Tradisi dalam Bayang-Bayang Modernisasi: Mengapa Generasi Muda Lampung Kian Asing dengan Adatnya !

Provinsi Lampung dikenal sebagai daerah dengan kekayaan adat dan budaya yang beragam. Dua sistem adat besar yang menjadi penanda identitas masyarakat Lampung adalah Pepadun dan Saibatin. Keduanya bukan sekadar struktur sosial, melainkan cerminan filosofi hidup yang diwariskan turun-temurun oleh para leluhur.

Pepadun, yang banyak dianut masyarakat di wilayah Lampung Tengah, Lampung Utara, dan Way Kanan, dikenal dengan karakter egaliter dan demokratis. Gelar adat dalam sistem ini diperoleh melalui proses musyawarah dan upacara adat Begawi yang melibatkan seluruh komponen masyarakat. Sementara itu, Saibatin, yang banyak berkembang di wilayah pesisir seperti Lampung Selatan, Pesawaran, dan Pesisir Barat, bersifat lebih aristokratis dengan sistem pewarisan gelar secara turun-temurun dari garis keturunan bangsawan.

Namun di balik kemegahan simbol-simbol adat tersebut, nilai-nilai asli budaya Lampung saat ini menghadapi tantangan serius. Generasi muda Lampung kini lebih akrab dengan tren TikTok, budaya populer luar daerah, dan gaya hidup modern ketimbang memahami filosofi hidup adat Lampung yang sarat makna. Nilai-nilai luhur seperti piil pesenggiri (harga diri dan kehormatan), nemui nyimah (ramah tamah), nengah nyappur (bergaul), hingga sakai sambayan (gotong royong) mulai kehilangan relevansinya dalam kehidupan sehari-hari.

Bahasa Lampung, baik dialek Api maupun Nyo, kini semakin asing di telinga generasi muda. Bahkan di beberapa desa yang dahulu dikenal sebagai kantong-kantong budaya, penggunaan bahasa daerah ini mulai pudar. Padahal, bahasa adalah elemen paling mendasar dalam menjaga keberlangsungan sebuah budaya.
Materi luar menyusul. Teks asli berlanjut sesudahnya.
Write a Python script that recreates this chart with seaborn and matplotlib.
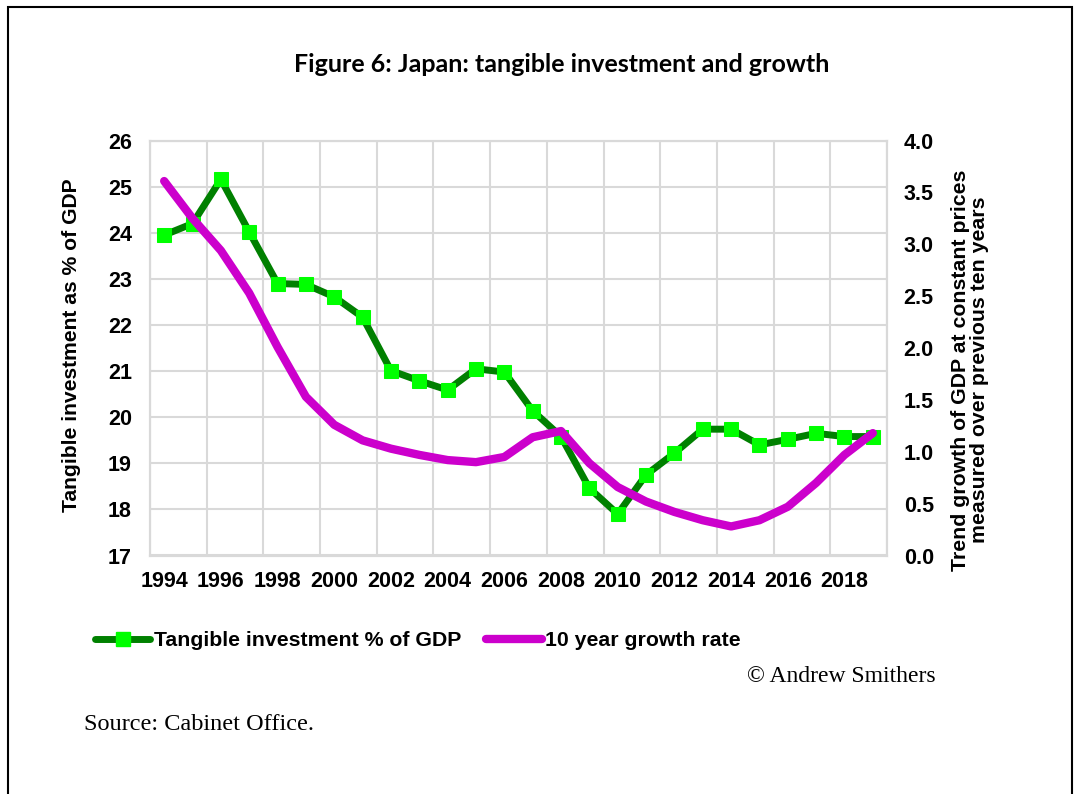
import matplotlib
matplotlib.use("Agg")
import matplotlib.pyplot as plt
from matplotlib.lines import Line2D
from matplotlib.patches import Rectangle
import seaborn as sns
import pandas as pd

years = list(range(1994, 2020))
investment = [23.95, 24.2, 25.16, 24.02, 22.9, 22.88, 22.61, 22.17, 21.01, 20.79,
              20.59, 21.05, 20.98, 20.14, 19.58, 18.46, 17.9, 18.75, 19.22, 19.74,
              19.74, 19.4, 19.52, 19.65, 19.58, 19.58]
growth = [3.61, 3.25, 2.94, 2.53, 2.01, 1.53, 1.26, 1.11, 1.03, 0.97,
          0.92, 0.90, 0.95, 1.14, 1.20, 0.89, 0.66, 0.52, 0.42, 0.34,
          0.28, 0.34, 0.47, 0.70, 0.97, 1.18]
tick_years = list(range(1994, 2019, 2))

title = "Figure 6: Japan: tangible investment and growth"
left_label = "Tangible investment as % of GDP"
right_label = "Trend growth of GDP at constant prices\nmeasured over previous ten years"
inv_name = "Tangible investment % of GDP"
gr_name = "10 year growth rate"

df = pd.DataFrame({"year": years, "inv": investment, "growth": growth})

sns.set_style("white")
plt.rcParams["font.family"] = ["Liberation Sans", "DejaVu Sans"]
plt.rcParams["text.color"] = "black"
plt.rcParams["axes.labelcolor"] = "black"
plt.rcParams["xtick.color"] = "black"
plt.rcParams["ytick.color"] = "black"

W, H = 1076, 794
fig = plt.figure(figsize=(W / 100, H / 100), dpi=100)
ax = fig.add_axes([150 / W, 1 - 555.5 / H, (887 - 150) / W, (555.5 - 140.6) / H])
ax2 = ax.twinx()

grid_c = "#D9D9D9"
sns.lineplot(data=df, x="year", y="inv", ax=ax, color="#008000", linewidth=5,
             marker="s", markersize=10, markerfacecolor="#00FF00",
             markeredgecolor="#00FF00", zorder=3)
sns.lineplot(data=df, x="year", y="growth", ax=ax2, color="#CC00CC", linewidth=6,
             solid_capstyle="round", zorder=3)

ax.set_xlim(1993.5, 2019.5)
ax.set_ylim(17, 26)
ax2.set_ylim(0, 4)
ax.set_yticks(range(17, 27))
ax2.set_yticks([i * 0.5 for i in range(9)])
ax2.set_yticklabels([f"{i * 0.5:.1f}" for i in range(9)])
ax.set_xticks(tick_years)
ax.set_xticks([1993.5 + 2 * k for k in range(14)], minor=True)
ax.grid(False)
ax.grid(True, which="minor", axis="x", color=grid_c, linewidth=1.5)
ax.grid(True, which="major", axis="y", color=grid_c, linewidth=1.5)
ax2.grid(False)
ax.set_axisbelow(True)

for a in (ax, ax2):
    for s in a.spines.values():
        s.set_color(grid_c)
        s.set_linewidth(1.5)
    a.set_xlabel("")
    a.set_ylabel("")

ax.tick_params(axis="x", which="both", length=0, pad=11)
ax.tick_params(axis="y", length=0, pad=13)
ax2.tick_params(axis="y", length=0, pad=12)
for lab in ax.get_xticklabels() + ax.get_yticklabels() + ax2.get_yticklabels():
    lab.set_fontsize(15.5)
    lab.set_fontweight("bold")
    lab.set_color("black")

fig.text(72 / W, 1 - 345 / H, left_label, rotation=90, ha="center", va="center",
         fontsize=15.2, fontweight="bold")
fig.text(970 / W, 1 - 370 / H, right_label, rotation=90, ha="center", va="center",
         fontsize=15.3, fontweight="bold", multialignment="center", linespacing=1.0)

fig.text(562 / W, 1 - 64 / H, title, ha="center", va="center",
         fontsize=18, fontweight="bold", family=["Lato", "DejaVu Sans"])

handles = [
    Line2D([], [], color="#008000", linewidth=5, marker="s", markersize=10,
           markerfacecolor="#00FF00", markeredgecolor="#00FF00", solid_capstyle="round"),
    Line2D([], [], color="#CC00CC", linewidth=6, solid_capstyle="round"),
]
leg = fig.legend(handles, [inv_name, gr_name], loc="center left",
                 bbox_to_anchor=(76 / W, 1 - 641 / H), ncol=2, frameon=False,
                 handlelength=2.6, handletextpad=0.15, columnspacing=1.2,
                 numpoints=1, prop={"size": 15.3, "weight": "bold"})

fig.text(936 / W, 1 - 677 / H, "\u00a9 Andrew Smithers", ha="right", va="center",
         fontsize=17, family=["Liberation Serif", "DejaVu Serif"])
fig.text(84 / W, 1 - 724 / H, "Source: Cabinet Office.", ha="left", va="center",
         fontsize=17.5, family=["Liberation Serif", "DejaVu Serif"])

fig.patches.append(Rectangle((8 / W, -0.05), (1072 - 8) / W, 1.05 - 7 / H,
                             transform=fig.transFigure, fill=False,
                             edgecolor="black", linewidth=1.5))

fig.savefig("out.png", dpi=100)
Tidak bisa dipungkiri, masih ada komunitas masyarakat Lampung yang berpegang teguh pada tradisi. Di wilayah-wilayah pedalaman seperti Lampung Barat, Pesisir Barat, dan beberapa kampung adat di Way Kanan, upacara adat dan nilai gotong royong tetap menjadi bagian penting dari kehidupan sosial. Proses begawi, pemberian gelar Pepadun, hingga penghormatan terhadap garis keturunan dalam sistem Saibatin masih dijalankan dengan penuh kesadaran.

Namun, di kawasan perkotaan seperti Bandar Lampung, Metro, serta di daerah-daerah transmigran seperti Tulang Bawang dan Lampung Timur, adat istiadat itu perlahan terkikis oleh arus urbanisasi dan modernisasi. Sistem pendidikan yang terlalu berorientasi nasional tanpa muatan lokal yang kuat, serta minimnya regulasi yang mewajibkan pelestarian budaya daerah, turut mempercepat proses pelupaan ini.

Pemerintah Provinsi Lampung memang rutin menggelar festival budaya, perayaan Hari Jadi Lampung, hingga parade pakaian adat. Sayangnya, banyak pihak menilai semua itu belum cukup menyentuh akar persoalan. Tanpa program nyata di tingkat pendidikan, pemberdayaan komunitas adat di akar rumput, serta dukungan anggaran dan regulasi yang konsisten, budaya Lampung terancam tinggal menjadi kostum seremonial belaka.

Kini saatnya semua pihak — pemerintah, tokoh adat, akademisi, hingga masyarakat sipil — mengambil langkah nyata untuk memastikan bahwa Pepadun dan Saibatin tetap hidup sebagai identitas sosial yang membumi, bukan hanya menjadi ornamen di balik panggung perayaan seremonial.